Book description
Sharon Olds completes her cycle of family poems in a book at once
intense and harmonic, playful with language, and rich with a new
self-awareness and sense of irony.
The opening poem, with its sequence of fearsome images of war,
serves as a prelude to poems of home in which humour, anger, and
compassion sing together with lyric energy - sometimes comic,
sometimes filled with a kind of unblinking forgiveness. These songs of
joy and danger - public and private - illuminate one another. As the
book unfolds, the portrait of the mother goes through a moving
revision, leading us to a final series of elegies of hard-won
mourning. One Secret Thing is charged throughout with Sharon
Olds's characteristic passion, imagination, and poetic power.

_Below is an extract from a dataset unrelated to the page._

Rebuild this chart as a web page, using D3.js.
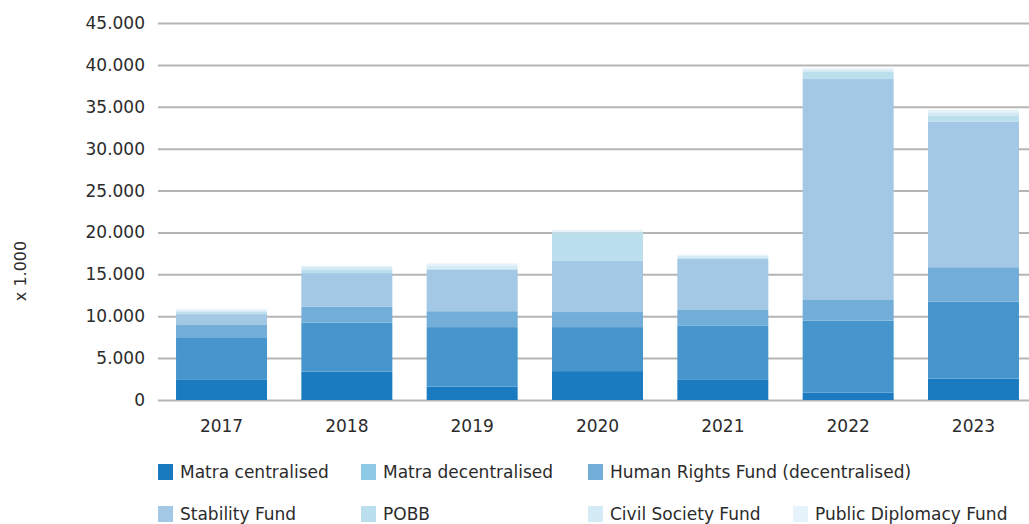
<!DOCTYPE html>
<html>
<head>
<meta charset="utf-8">
<script src="https://cdn.jsdelivr.net/npm/d3@7"></script>
<style>
  body { margin: 0; background: #fff; }
  svg text { font-family: "DejaVu Sans", sans-serif; fill: #2b2b2b; }
</style>
</head>
<body>
<div id="chart"></div>
<script>
// chart data, values x 1.000
const YEARS = ['2017', '2018', '2019', '2020', '2021', '2022', '2023'];
const SERIES = ['Matra centralised', 'Matra decentralised', 'Human Rights Fund (decentralised)',
  'Stability Fund', 'POBB', 'Civil Society Fund', 'Public Diplomacy Fund'];
const matraCentral   = [2400, 3400, 1600, 3450, 2400, 870, 2550];
const matraDecentral = [5000, 5850, 7100, 5250, 6450, 8600, 9200];
const humanRights    = [1550, 1900, 1900, 1800, 1900, 2470, 4100];
const stability      = [1300, 4000, 4950, 6100, 6100, 26370, 17350];
const pobb           = [250, 370, 100, 3400, 100, 850, 780];
const civilSociety   = [150, 360, 400, 100, 250, 240, 360];
const publicDiplo    = [200, 120, 250, 200, 150, 230, 300];
const Y_TICKS = [0, 5000, 10000, 15000, 20000, 25000, 30000, 35000, 40000, 45000];

const BAR_COLORS = ['#1a7bc0', '#4795cd', '#73aed9', '#a3c8e5', '#bcdfee', '#d4eaf5', '#e6f2fa'];
const LEGEND_COLORS = ['#1a7abf', '#8ecae6', '#73aed9', '#a3c8e5', '#bcdfee', '#d4eaf5', '#e6f3fa'];

// frame
const FRAME_WIDTH = 1029;
const FRAME_HEIGHT = 524;
const MARGINS = {left: 158, right: 0, top: 23, bottom: 124};

const svg = d3.select('#chart')
  .append('svg')
  .attr('width', FRAME_WIDTH)
  .attr('height', FRAME_HEIGHT);

// build table for the stack
const cols = [matraCentral, matraDecentral, humanRights, stability, pobb, civilSociety, publicDiplo];
const table = YEARS.map((yr, i) => {
  const row = {year: yr};
  SERIES.forEach((s, j) => { row[s] = cols[j][i]; });
  return row;
});
const stacked = d3.stack().keys(SERIES)(table);

// scales
const x = d3.scaleBand()
  .domain(YEARS)
  .range([166, 1029])
  .paddingInner(0.274)
  .paddingOuter(0.08);

const y = d3.scaleLinear()
  .domain([0, 45000])
  .range([FRAME_HEIGHT - MARGINS.bottom, MARGINS.top]);

// gridlines + y labels
const yAxis = svg.append('g')
  .attr('transform', `translate(${MARGINS.left},0)`)
  .call(d3.axisLeft(y)
    .tickValues(Y_TICKS)
    .tickSize(-(FRAME_WIDTH - MARGINS.left))
    .tickPadding(13)
    .tickFormat(d => d === 0 ? '0' : d3.format(',')(d).replace(/,/g, '.')));
yAxis.select('.domain').remove();
yAxis.selectAll('.tick line').attr('stroke', '#b5b5b5').attr('stroke-width', 2);
yAxis.selectAll('.tick text').attr('font-size', 17).attr('fill', '#2b2b2b');

// bars
svg.append('g')
  .selectAll('g')
  .data(stacked)
  .join('g')
  .attr('fill', (d, i) => BAR_COLORS[i])
  .selectAll('rect')
  .data(d => d)
  .join('rect')
  .attr('x', d => x(d.data.year))
  .attr('y', d => y(d[1]))
  .attr('width', x.bandwidth())
  .attr('height', d => y(d[0]) - y(d[1]));

// x labels
const xAxis = svg.append('g')
  .attr('transform', `translate(0,${FRAME_HEIGHT - MARGINS.bottom})`)
  .call(d3.axisBottom(x).tickSize(0).tickPadding(20));
xAxis.select('.domain').remove();
xAxis.selectAll('.tick text').attr('font-size', 17).attr('fill', '#2b2b2b');

// y title
svg.append('text')
  .attr('transform', 'translate(26,271) rotate(-90)')
  .attr('text-anchor', 'middle')
  .attr('font-size', 16)
  .text('x 1.000');

// legend
const LEG_POS = [[158, 472], [361, 472], [588, 472], [158, 514], [361, 514], [588, 514], [793, 514]];
const legend = svg.append('g')
  .selectAll('g')
  .data(SERIES)
  .join('g')
  .attr('transform', (d, i) => `translate(${LEG_POS[i][0]},${LEG_POS[i][1]})`);
legend.append('rect')
  .attr('x', 0)
  .attr('y', -8)
  .attr('width', 15)
  .attr('height', 16)
  .attr('fill', (d, i) => LEGEND_COLORS[i]);
legend.append('text')
  .attr('x', 22)
  .attr('y', 0)
  .attr('dy', '0.35em')
  .attr('font-size', 17)
  .text(d => d);
</script>
</body>
</html>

Sharon Olds was born in San Francisco, and educated at Stanford and
Columbia universities. Her first book,
Satan Says
(1980), received the inaugural San Francisco Poetry Center Award. Her
second,
The Dead and the Living
, was both the Lamont Poetry Selection for 1983 and winner of the
National Book Critics Circle Award.
The Father
was shortlisted for the T. S. Eliot Prize in England, and
The Unswept
Room
was a finalist for the National Book Award and the National Book Critics
Circle Award.
Stag's Leap
won the T. S. Eliot Prize in 2012. Olds teaches in the Graduate Creative
Writing Program at New York University and is one of the founders of
NYU's writing workshops for residents of Goldwater Hospital, and for
veterans who served in Iraq and Afghanistan.